The Dawn of Everything: A New History of Humanity

David Graeber and David Wengrow

The late David Graeber was one of his generation’s best-known anthropologists and, alongside archaeologist David Wengrow, he gives an alternative interpretation of human history in The Dawn of Everything that challenges many of the mainstream pop-socio-historical accounts given by the likes of Yuval Noah Harari and Francis Fukuyama. Namely, the book challenges the view that as societies become more complicated and wealthy – or, as some might say, more ‘civilised’ – they tend also to become more unequal.

Their focus is to disprove what they frame as being two-dimensional accounts of primeval human societies. Using evidence from a broad range of pre-historic communities, they attempt to dispel the Hobbes versus Rousseau dichotomy of pre-civilisation people being viewed either as chaotically violent or as noble savages. They also seek to undermine a linear view of human history as being one of unbridled progression (or regression), instead depicting a huge variety of social models among our earliest forefathers.

In so doing, they argue against what they describe as “stagist” accounts of humanity’s fall into inequality. They instead try to use the myriad social models they depict as evidence that the current capitalist situation is not inevitable, pointing to pre-historic man’s creativity and ingenuity as a source for hope that alternative models are possible.

The archaeological evidence they cite is fascinating and while their alternative historical take won’t be to everyone’s taste, I can guarantee most people will find this book to be both thought-provoking and eye-opening.

The Bodhicaryavatara: A guide to the Buddhist Path to Awakening

Santideva (translation by Kate Crosby and Andrew Skilton)

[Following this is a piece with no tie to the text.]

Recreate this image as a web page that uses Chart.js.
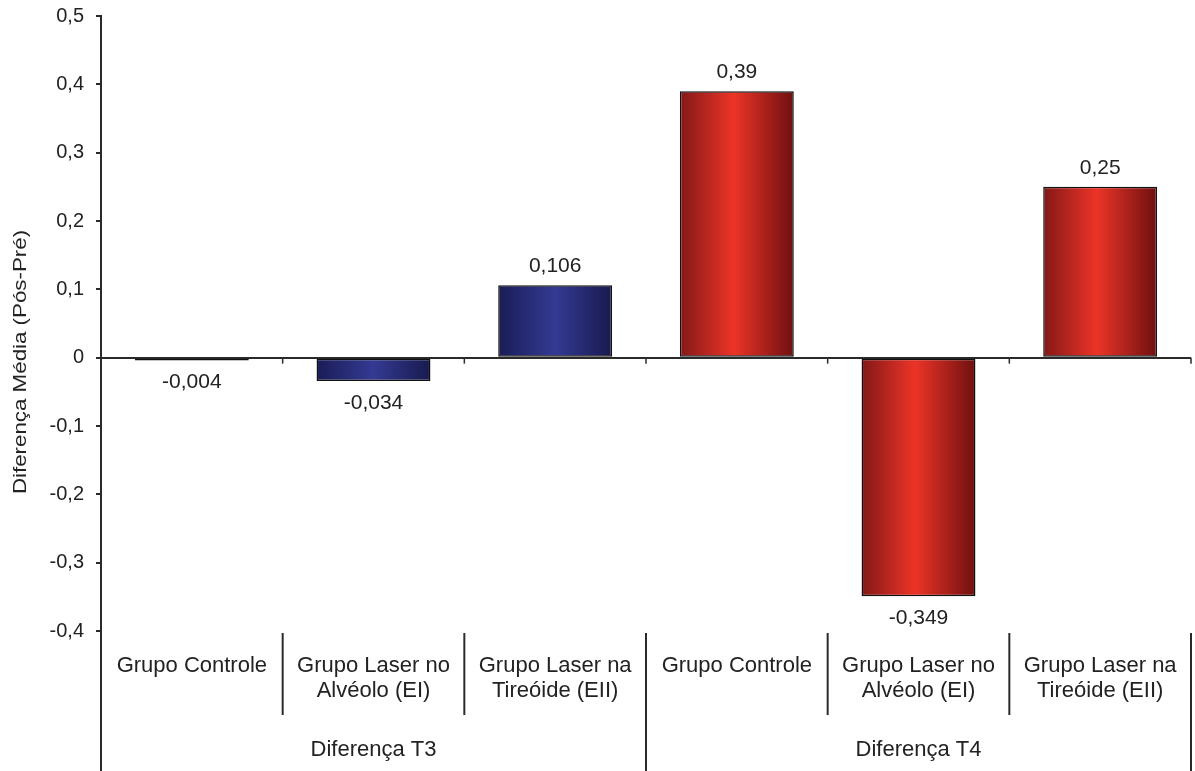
<!DOCTYPE html>
<html>
<head>
<meta charset="utf-8">
<script src="https://cdn.jsdelivr.net/npm/chart.js@4.4.1/dist/chart.umd.min.js"></script>
<style>
  html, body { margin: 0; padding: 0; background: #fff; }
  #wrap { width: 1195px; height: 771px; position: relative; }
</style>
</head>
<body>
<div id="wrap"><canvas id="chart"></canvas></div>
<script>
// Groups shown under the axis, each spanning three bars
const groups = ['Diferença T3', 'Diferença T4'];
const groupSizes = [3, 3];

// One bar per category (multi-line labels)
const categories = [
  ['Grupo Controle'],
  ['Grupo Laser no', 'Alvéolo (EI)'],
  ['Grupo Laser na', 'Tireóide (EII)'],
  ['Grupo Controle'],
  ['Grupo Laser no', 'Alvéolo (EI)'],
  ['Grupo Laser na', 'Tireóide (EII)']
];

// Mean difference (post - pre) per category
const values = [-0.004, -0.034, 0.106, 0.39, -0.349, 0.25];

// Palette index per bar: 0 = T3 (blue), 1 = T4 (red)
const paletteOf = [0, 0, 0, 1, 1, 1];

// Value axis range
const yMin = -0.4;
const yMax = 0.5;
const yStep = 0.1;

const palettes = [
  [[0, '#1a1c56'], [0.5, '#343a93'], [1, '#181a4f']],
  [[0, '#831818'], [0.47, '#ec3427'], [1, '#6e1010']]
];

const FONT = '"Liberation Sans", Arial, sans-serif';
const INK = '#222';
const LINE = '#2a2a2a';
const BAR_PCT = 0.627;

function fmt(v) {
  return String(v).replace('.', ',');
}

function barFill(ctx) {
  const chart = ctx.chart;
  const pal = palettes[paletteOf[ctx.dataIndex]];
  const xs = chart.scales.x;
  if (!chart.chartArea || !xs) return pal[1][1];
  const catW = xs.getPixelForValue(1) - xs.getPixelForValue(0);
  const w = catW * BAR_PCT;
  const cx = xs.getPixelForValue(ctx.dataIndex);
  const g = chart.ctx.createLinearGradient(cx - w / 2, 0, cx + w / 2, 0);
  pal.forEach(([s, c]) => g.addColorStop(s, c));
  return g;
}

// Value labels above / below each bar
const valueLabels = {
  id: 'valueLabels',
  afterDatasetsDraw(chart) {
    const ctx = chart.ctx;
    const meta = chart.getDatasetMeta(0);
    ctx.save();
    ctx.font = '21px ' + FONT;
    ctx.fillStyle = INK;
    ctx.textAlign = 'center';
    ctx.textBaseline = 'middle';
    meta.data.forEach((bar, i) => {
      const v = values[i];
      const y = v >= 0 ? bar.y - 19 : bar.y + 22;
      ctx.fillText(fmt(v), bar.x, y);
    });
    ctx.restore();
  }
};

// Zero-line ticks, category separators, group labels and axis title
const frame = {
  id: 'frame',
  afterDraw(chart) {
    const ctx = chart.ctx;
    const xs = chart.scales.x;
    const ys = chart.scales.y;
    const area = chart.chartArea;
    const H = chart.height;
    const catW = xs.getPixelForValue(1) - xs.getPixelForValue(0);
    const y0 = ys.getPixelForValue(0);
    const n = categories.length;
    ctx.save();
    ctx.strokeStyle = LINE;

    // y axis continues through the label area
    ctx.lineWidth = 2;
    ctx.beginPath();
    ctx.moveTo(area.left, area.bottom);
    ctx.lineTo(area.left, H);
    ctx.stroke();

    const groupEnds = [];
    let acc = 0;
    groupSizes.forEach(s => { acc += s; groupEnds.push(acc); });

    for (let i = 1; i <= n; i++) {
      const bx = xs.getPixelForValue(i - 1) + catW / 2;
      // small tick below the zero line
      ctx.lineWidth = 1.5;
      ctx.beginPath();
      ctx.moveTo(bx, y0);
      ctx.lineTo(bx, y0 + 6);
      ctx.stroke();
      // separator in the label area
      const long = groupEnds.includes(i);
      ctx.lineWidth = 2;
      ctx.beginPath();
      ctx.moveTo(bx, area.bottom + 2);
      ctx.lineTo(bx, long ? H : area.bottom + 84);
      ctx.stroke();
    }

    // group labels
    ctx.font = '22px ' + FONT;
    ctx.fillStyle = INK;
    ctx.textAlign = 'center';
    ctx.textBaseline = 'middle';
    let start = 0;
    groups.forEach((g, gi) => {
      const end = start + groupSizes[gi];
      const left = xs.getPixelForValue(start) - catW / 2;
      const right = xs.getPixelForValue(end - 1) + catW / 2;
      ctx.fillText(g, (left + right) / 2, area.bottom + 119);
      start = end;
    });

    // y axis title
    ctx.translate(21, 362);
    ctx.rotate(-Math.PI / 2);
    ctx.scale(1.24, 1);
    ctx.font = '18px ' + FONT;
    ctx.fillText('Diferença Média (Pós-Pré)', 0, 0);
    ctx.restore();
  }
};

new Chart(document.getElementById('chart'), {
  type: 'bar',
  data: {
    labels: categories,
    datasets: [{
      data: values,
      backgroundColor: barFill,
      borderColor: '#111',
      borderWidth: 1.5,
      borderSkipped: false,
      barPercentage: BAR_PCT,
      categoryPercentage: 1
    }]
  },
  options: {
    responsive: true,
    maintainAspectRatio: false,
    animation: false,
    events: [],
    layout: { padding: { top: 16, right: 4, left: 0, bottom: 0 } },
    plugins: {
      legend: { display: false },
      tooltip: { enabled: false }
    },
    scales: {
      x: {
        grid: { display: false, drawTicks: false },
        border: { display: false },
        ticks: {
          color: INK,
          font: { family: FONT, size: 22, lineHeight: 25 / 22 },
          padding: 22,
          maxRotation: 0,
          autoSkip: false
        },
        afterFit(scale) {
          scale.height = 140;
          scale.paddingLeft = 0;
          scale.paddingRight = 0;
        }
      },
      y: {
        min: yMin,
        max: yMax,
        border: { display: true, color: LINE, width: 2 },
        grid: {
          color: c => (c.tick && Math.abs(c.tick.value) < 1e-9 ? LINE : 'rgba(0,0,0,0)'),
          lineWidth: 2,
          tickColor: LINE,
          tickLength: 5,
          drawOnChartArea: true
        },
        ticks: {
          stepSize: yStep,
          color: INK,
          padding: 12,
          font: { family: FONT, size: 20 },
          callback: v => fmt(Math.round(v * 10) / 10)
        },
        afterFit(scale) {
          scale.width = 101;
          scale.paddingTop = 0;
          scale.paddingBottom = 0;
        }
      }
    }
  },
  plugins: [valueLabels, frame]
});
</script>
</body>
</html>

Buddhist literature has an abundance of practical and spiritual guidance that is as relevant to our times as any. And you don’t need to be a Buddhist to gain great solace and insight from it. Santideva’s Bodhicaryavatara is one of the tradition’s most widely read and loved texts – particularly in the Mahayana versions of Buddhism that are popular in China, Japan and increasingly the West – and its message is one of compassion and devotion to it.

He is thought to have lived in India sometime between 685 and 763 CE and his story is shrouded in mystery. He fled a life of royalty to devote himself to spirituality, much like the historical Buddha Siddhartha. Yet, in the monastic university Nalanda, where he studied and practiced, he was typically viewed as being somewhat lazy. It was therefore to the great surprise of his peers that he suddenly recited the Bodhicaryavatara, apparently disappearing into the sky as he spoke.

Whatever the veracity of this mythology, his vision is that of the Bodhisattva’s ideal – to reach enlightenment for the sake of all living beings. As such, it is a guide on how to understand and realise our potential for selfless compassion. This path is challenging and enigmatic, but it is also inspiring and life-affirming. It’s given me great daily insight into how to be a better colleague, manager, friend, partner and person.